Siamo tutti coinvolti in quest’opera di persuasione, di chiarificazione, di miglioramento: essa esige certo una “conversione” delle mentalità; e la conversione deve passare all’azione concreta. Ma guai se non sappiamo pensare e dire chiaramente che non c’è miglioramento sociale fondato sull’odio, sulla distruzione. L’odio genera la morte. Siamo invece i portatori del bene, gli apostoli della carità, i difensori della vita! E in questo punto dobbiamo essere uniti fermamente tutti. Non ci può dividere nessun aspetto, nessuna ideologia, nessuna concezione personale della vita, del destino umano, perché il problema è chiaro in sé, il bene e il male sono cose ben chiare in sé e dobbiamo essere uniti profondamente nella più grande solidarietà per vincere il male con il bene.

10. Mi rivolgo a te, Torino, la cui anima, antica e nuova, gentile e operosa, umana e cristiana e cattolica, ho sentito oggi venirmi incontro, e vibrare all’unisono con me.
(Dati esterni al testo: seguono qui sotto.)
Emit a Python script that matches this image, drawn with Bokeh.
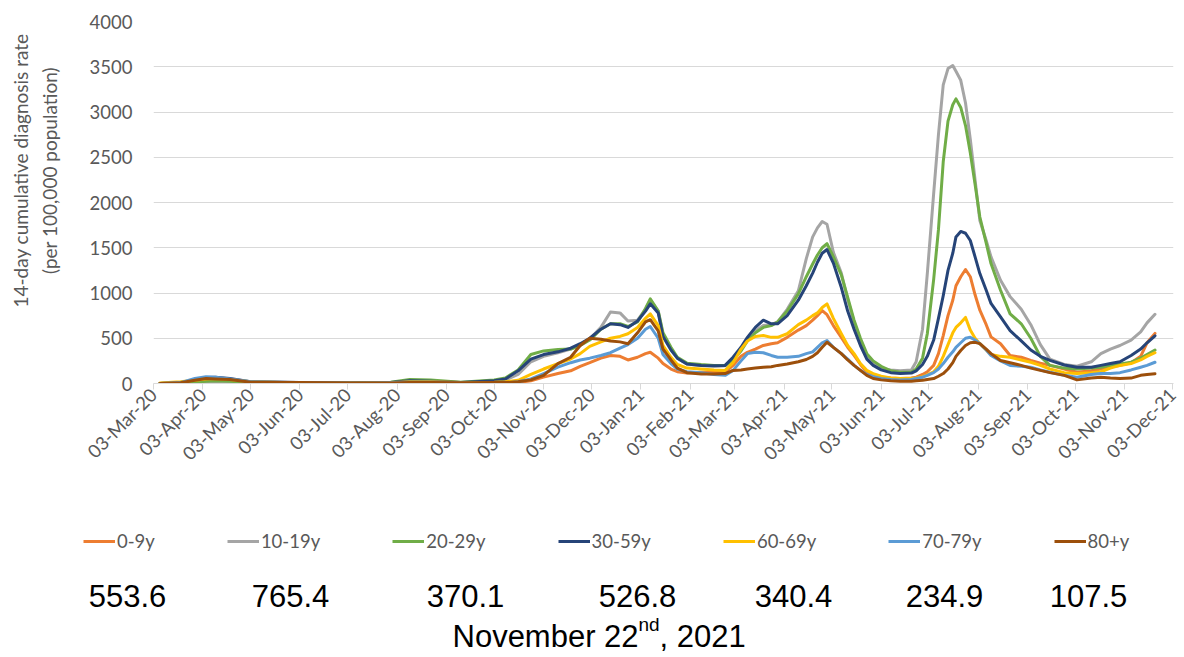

Continua nel tuo cammino secolare di progresso e di pace! La Chiesa è con te! Lo è stata sempre, con i suoi santi, Cafasso, don Bosco, don Murialdo, il Cottolengo, nei suoi preti semplici e buoni che hanno vissuto il Vangelo alla lettera, nelle sue suore protese al servizio dei fratelli, nei suoi laici migliori, nelle sue istituzioni secolari. Non guardarla con sospetto, questa santa Chiesa che ti ama perché ama Cristo suo Salvatore, crocifisso e risorto, primogenito tra i fratelli (cf. Rm 8,29; Col 1,15); e amando Cristo non può non amare ciascuno di voi, non può non amare l’uomo, perché l’uomo rappresenta il Cristo. È lui la sorgente inesauribile della sua carità, del suo zelo, del suo eroismo. La Chiesa è vicina a te, come è vicina a ogni uomo. Essa è “esperta in umanità”, come ha detto il grande Paolo VI, mio predecessore. Essa offre la sua collaborazione in tutti i campi: per l’elevazione del mondo del lavoro, per le iniziative della cultura, per le necessità della vita sociale, per le opere della beneficenza: ovunque è un uomo che aspetta, là vuol essere la Chiesa al suo fianco perché essa scopre in lui l’orma profonda e immortale del Creatore, che lo ha fatto a sua immagine e somiglianza, e lo ha redento in Cristo.

Risorgi, Torino, nella sua Pasqua che trasforma il mondo! Conserva la tua anima cristiana, la tua anima cattolica, la tua anima italiana, la tua anima umana! Sii la città fedele e sicura, che Dio custodisce, come ha detto il tuo grande Vescovo, san Massimo: “Tunc ergo civitas munita est quando eam magis Deus ipse custodit: una città è ben difesa quando soprattutto è Dio stesso che la protegge; ma Dio la protegge proprio quando, come sta scritto (cf. Sal 126,1), i suoi abitanti sono tutti assennati, coerenti; umanamente, cristianamente coerenti. Non può infatti accadere, che Dio non conservi una siffatta città, nella quale trova che i suoi precetti sono osservati” (S. Massimo di Torino, Serm. 86,1; ed. Mutzenbecher: CSEL 23, Turnholti 1962, p. 352). E questi precetti possono non essere osservati se vogliamo vivere una vita anche semplicemente umana?

Dio ti conservi, Torino!

E tu osserva sempre la sua legge! Dio ti ricompensi, Torino, per questa ospitalità che hai dato oggi a questo Papa Giovanni Paolo II che è venuto in te da pellegrino!

È questo il mio augurio, che affido alla gran Madre di Dio, alla intercessione dei vostri santi, alla vostra buona volontà!

E tutti vi benedico, nel nome del Padre, del Figlio e dello Spirito Santo!